Exercise details: The listing beneath should be written out in full, exactly as shown.

Material provided:
- - - - -
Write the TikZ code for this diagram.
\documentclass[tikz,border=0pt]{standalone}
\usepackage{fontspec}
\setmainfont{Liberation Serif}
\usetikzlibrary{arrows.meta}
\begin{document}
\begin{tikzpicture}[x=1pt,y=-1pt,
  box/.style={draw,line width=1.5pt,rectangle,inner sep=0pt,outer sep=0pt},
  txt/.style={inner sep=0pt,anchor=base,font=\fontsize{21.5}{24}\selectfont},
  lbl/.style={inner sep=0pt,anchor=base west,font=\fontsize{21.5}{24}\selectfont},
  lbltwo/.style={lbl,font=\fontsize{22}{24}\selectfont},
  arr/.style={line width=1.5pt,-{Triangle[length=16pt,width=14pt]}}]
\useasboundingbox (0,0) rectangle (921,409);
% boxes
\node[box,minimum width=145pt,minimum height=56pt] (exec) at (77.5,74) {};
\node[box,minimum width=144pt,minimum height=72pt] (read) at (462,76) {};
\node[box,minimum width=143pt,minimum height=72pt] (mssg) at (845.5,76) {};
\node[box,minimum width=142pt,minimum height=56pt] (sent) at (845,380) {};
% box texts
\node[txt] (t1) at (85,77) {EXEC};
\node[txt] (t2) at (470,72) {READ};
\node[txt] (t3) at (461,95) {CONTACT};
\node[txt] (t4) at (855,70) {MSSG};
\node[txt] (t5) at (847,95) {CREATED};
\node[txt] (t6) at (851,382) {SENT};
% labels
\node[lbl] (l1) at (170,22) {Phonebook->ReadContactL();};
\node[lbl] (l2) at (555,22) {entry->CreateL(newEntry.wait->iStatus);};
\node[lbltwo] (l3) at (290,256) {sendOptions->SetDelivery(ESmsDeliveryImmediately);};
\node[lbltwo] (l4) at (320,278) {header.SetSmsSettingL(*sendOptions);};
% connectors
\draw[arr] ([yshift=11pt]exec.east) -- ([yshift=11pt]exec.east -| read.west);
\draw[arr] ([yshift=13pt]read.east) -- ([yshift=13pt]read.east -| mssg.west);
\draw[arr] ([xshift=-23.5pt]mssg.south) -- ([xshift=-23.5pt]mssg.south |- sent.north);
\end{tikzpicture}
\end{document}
- - - - -
Response to this exercise:
Write the TikZ code for this diagram.
\documentclass[tikz,border=0pt]{standalone}
\usepackage{fontspec}
\setmainfont{Liberation Serif}
\usetikzlibrary{arrows.meta}
\begin{document}
\begin{tikzpicture}[x=1pt,y=-1pt,
  box/.style={draw,line width=1.5pt,rectangle,inner sep=0pt,outer sep=0pt},
  txt/.style={inner sep=0pt,anchor=base,font=\fontsize{21.5}{24}\selectfont},
  lbl/.style={inner sep=0pt,anchor=base west,font=\fontsize{21.5}{24}\selectfont},
  lbltwo/.style={lbl,font=\fontsize{22}{24}\selectfont},
  arr/.style={line width=1.5pt,-{Triangle[length=16pt,width=14pt]}}]
\useasboundingbox (0,0) rectangle (921,409);
% boxes
\node[box,minimum width=145pt,minimum height=56pt] (exec) at (77.5,74) {};
\node[box,minimum width=144pt,minimum height=72pt] (read) at (462,76) {};
\node[box,minimum width=143pt,minimum height=72pt] (mssg) at (845.5,76) {};
\node[box,minimum width=142pt,minimum height=56pt] (sent) at (845,380) {};
% box texts
\node[txt] (t1) at (85,77) {EXEC};
\node[txt] (t2) at (470,72) {READ};
\node[txt] (t3) at (461,95) {CONTACT};
\node[txt] (t4) at (855,70) {MSSG};
\node[txt] (t5) at (847,95) {CREATED};
\node[txt] (t6) at (851,382) {SENT};
% labels
\node[lbl] (l1) at (170,22) {Phonebook->ReadContactL();};
\node[lbl] (l2) at (555,22) {entry->CreateL(newEntry.wait->iStatus);};
\node[lbltwo] (l3) at (290,256) {sendOptions->SetDelivery(ESmsDeliveryImmediately);};
\node[lbltwo] (l4) at (320,278) {header.SetSmsSettingL(*sendOptions);};
% connectors
\draw[arr] ([yshift=11pt]exec.east) -- ([yshift=11pt]exec.east -| read.west);
\draw[arr] ([yshift=13pt]read.east) -- ([yshift=13pt]read.east -| mssg.west);
\draw[arr] ([xshift=-23.5pt]mssg.south) -- ([xshift=-23.5pt]mssg.south |- sent.north);
\end{tikzpicture}
\end{document}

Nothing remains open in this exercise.